Judge Sullivan wrote:
Rule 26 authorizes the Court to protect “a party or person from annoyance, embarrassment, oppression or undue burden or expense.” Fed. R. Civ. P. 26(c)(1). The depositions permitted by the Court are limited in scope, but relate to former Secretary of State Hillary Clinton’s email practices during her tenure at the State Department. The public has a right to know details related to the creation, purpose and use of the clintonemail.com system. Thus, the transcripts of all depositions taken in this case will be publicly available. It is therefore unnecessary to also make the audiovisual recording of Ms. Mills’ deposition public. To avoid unnecessary briefing by the parties and non-parties going forward, the Court sua sponte orders that all audiovisual copies of depositions taken in this case shall be sealed until further order of the Court. Upon completion of each deposition, the parties shall hand deliver to Judge Sullivan’s chambers two copies of the final deposition transcripts and one audiovisual copy of each deposition. Signed by Judge Emmet G. Sullivan on May 26, 2016. (lcegs4) (Entered: 05/26/2016)
The legal watchdog group Judicial Watch filed its response to a motion to block the release of any audiovisual recording of the deposition of Cheryl Mills, a former top aide to Hillary Clinton.

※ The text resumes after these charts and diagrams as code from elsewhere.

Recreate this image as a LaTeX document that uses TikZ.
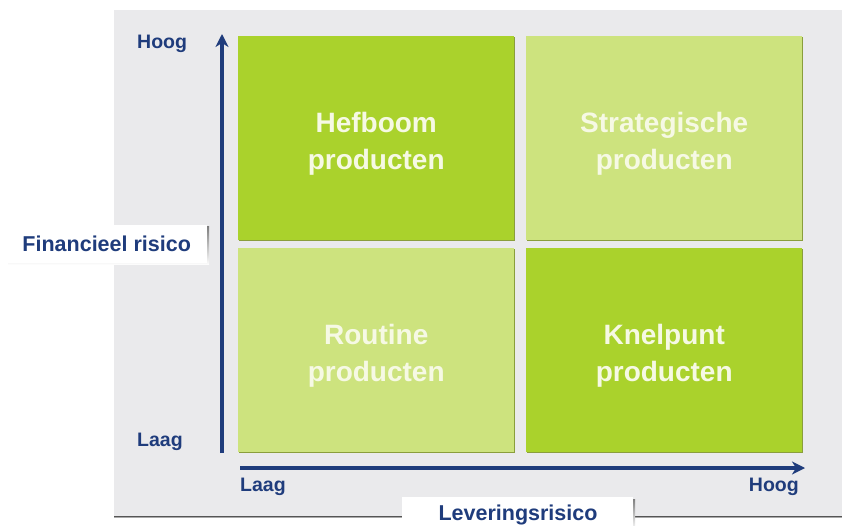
\documentclass[tikz,border=0pt]{standalone}
\usepackage{fontspec}
\setmainfont{Liberation Sans}
\usetikzlibrary{arrows.meta}
\definecolor{panelgray}{HTML}{EAEAEC}
\definecolor{navy}{HTML}{1F3C7C}
\definecolor{darkgreen}{HTML}{AAD22C}
\definecolor{lightgreen}{HTML}{CDE37E}
\definecolor{boxedge}{HTML}{8A9E3C}
\definecolor{shade}{HTML}{B4B4B4}
\definecolor{quadtext}{HTML}{F6F9E4}
\begin{document}
\begin{tikzpicture}[x=1pt,y=-1pt,
  quad/.style={minimum width=276pt, minimum height=204pt, anchor=north west,
    inner sep=0pt, align=center, text=quadtext,
    font=\fontsize{28}{37}\selectfont\bfseries},
  axislabel/.style={text=navy, font=\fontsize{19.5}{22}\selectfont\bfseries, inner sep=0pt},
  titlebox/.style={fill=white, inner sep=0pt, text=navy,
    font=\fontsize{21.5}{24}\selectfont\bfseries},
  axis/.style={navy, line width=3.5pt, -{Stealth[length=13pt,width=13pt,inset=4pt]}}]
\useasboundingbox (0,0) rectangle (842,526);
\fill[white] (0,0) rectangle (842,526);
% background panel
\fill[panelgray] (114,10) rectangle (842,517);
\fill[shade] (114,516.5) rectangle (842,518);

% quadrants with a thin darker edge on the right and bottom
\foreach \qx/\qy/\col in {238/36/darkgreen, 526/36/lightgreen,
                          238/248/lightgreen, 526/248/darkgreen}{
  \fill[boxedge] (\qx+1,\qy+1) rectangle (\qx+277,\qy+205);
  \fill[\col] (\qx,\qy) rectangle (\qx+276,\qy+204);
}
\node[quad] (hefboom) at (238,42) {Hefboom\\producten};
\node[quad] (strat) at (526,42) {Strategische\\producten};
\node[quad] (routine) at (238,254) {Routine\\producten};
\node[quad] (knel) at (526,254) {Knelpunt\\producten};

% axes
\coordinate (yfoot) at (222,453);
\coordinate (ytip) at (222,34);
\coordinate (xfoot) at (240,468);
\coordinate (xtip) at (805,468);
\draw[axis] (yfoot) -- (ytip);
\draw[axis] (xfoot) -- (xtip);

% axis end labels
\node[axislabel, anchor=west] (yhigh) at (137,44) {Hoog};
\node[axislabel, anchor=west] (ylow) at (137,442) {Laag};
\node[axislabel, anchor=west] (xlow) at (240,487) {Laag};
\node[axislabel, anchor=east] (xhigh) at (799,487) {Hoog};

% axis titles in white boxes
\fill[shade] (8,227) rectangle (209,265);
\node[titlebox, minimum width=201pt, minimum height=38pt, anchor=north west] (fin) at (6,225) {Financieel risico};
\fill[shade] (404,499) rectangle (635,530);
\node[titlebox, minimum width=231pt, minimum height=40pt, anchor=north west] (lev) at (402,497) {};
\node[titlebox, fill=none, anchor=center] (levtext) at (518,515) {Leveringsrisico};
\end{tikzpicture}
\end{document}
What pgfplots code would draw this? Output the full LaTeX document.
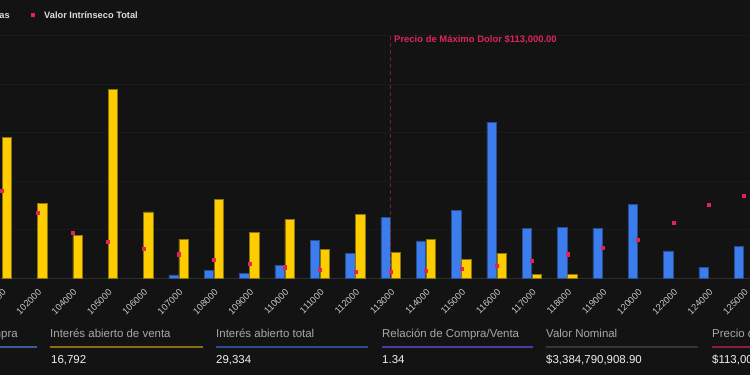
\documentclass[border=0pt]{standalone}
\usepackage{pgfplots}
\pgfplotsset{compat=1.18}
\usepackage{fontspec}
\setmainfont{Liberation Sans}
\definecolor{bg}{HTML}{131313}
\definecolor{gridc}{HTML}{1A1A1A}
\definecolor{axc}{HTML}{2E2E2E}
\definecolor{tickc}{HTML}{C8C8C8}
\definecolor{bluef}{HTML}{3B7DED}
\definecolor{blued}{HTML}{2A4D8F}
\definecolor{yelf}{HTML}{FFCC00}
\definecolor{yeld}{HTML}{8A7410}
\definecolor{redm}{HTML}{E0245A}
\definecolor{redd}{HTML}{7A1E32}
\definecolor{labc}{HTML}{A8A8A8}
\definecolor{valc}{HTML}{F0F0F0}
\definecolor{legc}{HTML}{DDDDDD}
\definecolor{c1}{HTML}{3B5B9C}
\definecolor{c2}{HTML}{8A6E14}
\definecolor{c3}{HTML}{2D4B8F}
\definecolor{c4}{HTML}{4A3AAA}
\definecolor{c5}{HTML}{36363A}
\definecolor{c6}{HTML}{8C1E3A}
\begin{document}
\begin{tikzpicture}[x=1bp,y=1bp]
\useasboundingbox (0,0) rectangle (750,375);
\fill[bg] (0,0) rectangle (750,375);
\begin{axis}[
  at={(0bp,97bp)}, anchor=south west,
  scale only axis, width=750bp, height=242.5bp,
  xmin=-0.0566, xmax=21.17, ymin=0, ymax=5000,
  axis line style={draw=none},
  ytick={1000,2000,3000,4000,5000}, yticklabels={},
  ymajorgrids, grid style={color=gridc, line width=0.8bp},
  y tick style={draw=none}, x tick style={draw=none},
  xtick={0,...,21},
  xticklabels={100000,102000,104000,105000,106000,107000,108000,109000,110000,111000,112000,113000,114000,115000,116000,117000,118000,119000,120000,122000,124000,125000},
  xticklabel style={font=\fontsize{9.3}{10}\selectfont, text=tickc, inner sep=0pt, xshift=2.5bp, yshift=-8.5bp, rotate=45, anchor=east},
  ybar, bar width=9.5bp,
]
\draw[axc, line width=1bp] (axis cs:-1,0) -- (axis cs:22,0);
\addplot[ybar, bar shift=-5bp, fill=bluef, draw=blued, line width=0.8bp] coordinates {
 (5,62) (6,159) (7,97) (8,268) (9,777) (10,509) (11,1243) (12,763) (13,1396) (14,3211)
 (15,1017) (16,1037) (17,1017) (18,1520) (19,557) (20,221) (21,645)};
\addplot[ybar, bar shift=5bp, fill=yelf, draw=yeld, line width=0.8bp] coordinates {
 (0,2893) (1,1532) (2,880) (3,3891) (4,1361) (5,798) (6,1614) (7,934) (8,1210) (9,592)
 (10,1313) (11,522) (12,798) (13,386) (14,509) (15,68) (16,68)};
\addplot[sharp plot, redd, line width=1bp, dash pattern=on 4bp off 3bp] coordinates {(11,0) (11,5000)};
\addplot[only marks, mark=square*, mark size=1.6bp, mark options={fill=redm, draw=redm}] coordinates {
 (0,1800) (1,1347) (2,942) (3,749) (4,604) (5,489) (6,377) (7,295) (8,221) (9,171) (10,138)
 (11,130) (12,144) (13,186) (14,247) (15,357) (16,489) (17,633) (18,790) (19,1140) (20,1511) (21,1697)};
\end{axis}
% legend
\node[anchor=base east, inner sep=0pt, text=legc, font=\bfseries\fontsize{9.3}{10}\selectfont] at (10,356.7) {Interés abierto de ventas};
\fill[redm] (31,358) rectangle (35,362);
\node[anchor=base west, inner sep=0pt, text=legc, font=\bfseries\fontsize{9.3}{10}\selectfont] at (44,356.7) {Valor Intrínseco Total};
% max pain label
\node[anchor=base west, inner sep=0pt, text=redm, font=\bfseries\fontsize{9.5}{10}\selectfont] at (394,333) {Precio de Máximo Dolor \$113,000.00};
% cards
\tikzset{lab/.style={anchor=base west, inner sep=0pt, text=labc, font=\fontsize{11.5}{12}\selectfont},
         val/.style={anchor=base west, inner sep=0pt, text=valc, font=\fontsize{11.5}{12}\selectfont}}
\node[lab, anchor=base east] at (18,37.3) {Interés abierto de compra};
\draw[c1, line width=2bp] (-116,28.3) -- (37,28.3);
\node[val] at (-116,11.7) {12,542};
\node[lab] at (50,37.3) {Interés abierto de venta};
\draw[c2, line width=2bp] (50,28.3) -- (203,28.3);
\node[val] at (51,11.7) {16,792};
\node[lab] at (216,37.3) {Interés abierto total};
\draw[c3, line width=2bp] (216,28.3) -- (368,28.3);
\node[val] at (216,11.7) {29,334};
\node[lab] at (382,37.3) {Relación de Compra/Venta};
\draw[c4, line width=2bp] (382,28.3) -- (533,28.3);
\node[val] at (382,11.7) {1.34};
\node[lab] at (546,37.3) {Valor Nominal};
\draw[c5, line width=2bp] (546,28.3) -- (698,28.3);
\node[val] at (546,11.7) {\$3,384,790,908.90};
\node[lab] at (712,37.3) {Precio de Máximo Dolor};
\draw[c6, line width=2bp] (712,28.3) -- (864,28.3);
\node[val] at (712,11.7) {\$113,000.00};
\end{tikzpicture}
\end{document}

As LawNewz.com reported earlier on Thursday, Mills is set to testify at a deposition on Friday as part of a civil lawsuit that seeks to determine whether the State Department and Clinton acted in good faith in responding to FOIA requests.
Before she has even testified, Mills’ attorneys filed a pre-emptive motion that asked the judge to prevent Judicial Watch from releasing any audiovisual recordings from her deposition. Her attorneys expressed concern that “snippets or soundbites of the deposition may be publicized in a way that exploits Ms. Mills image and voice in an unfair and misleading manner.”
Judicial Watch fired back in its response on Thursday afternoon. The legal watchdog accused Mills’ lawyers of sandbagging them by waiting to file their motion until less than two full days before the deposition was scheduled to take place. Additionally, they called Mills characterizations of their possible motives “unfair and inaccurate” and described her concerns as “baseless.”
Judicial Watch also stated that the “release of Ms. Mills videotaped deposition will likely shed significant light” on issues of public interest. The group stressed that this is “all about the public’s right to know” why a public official created “an off-grid communications system to conduct official government business.”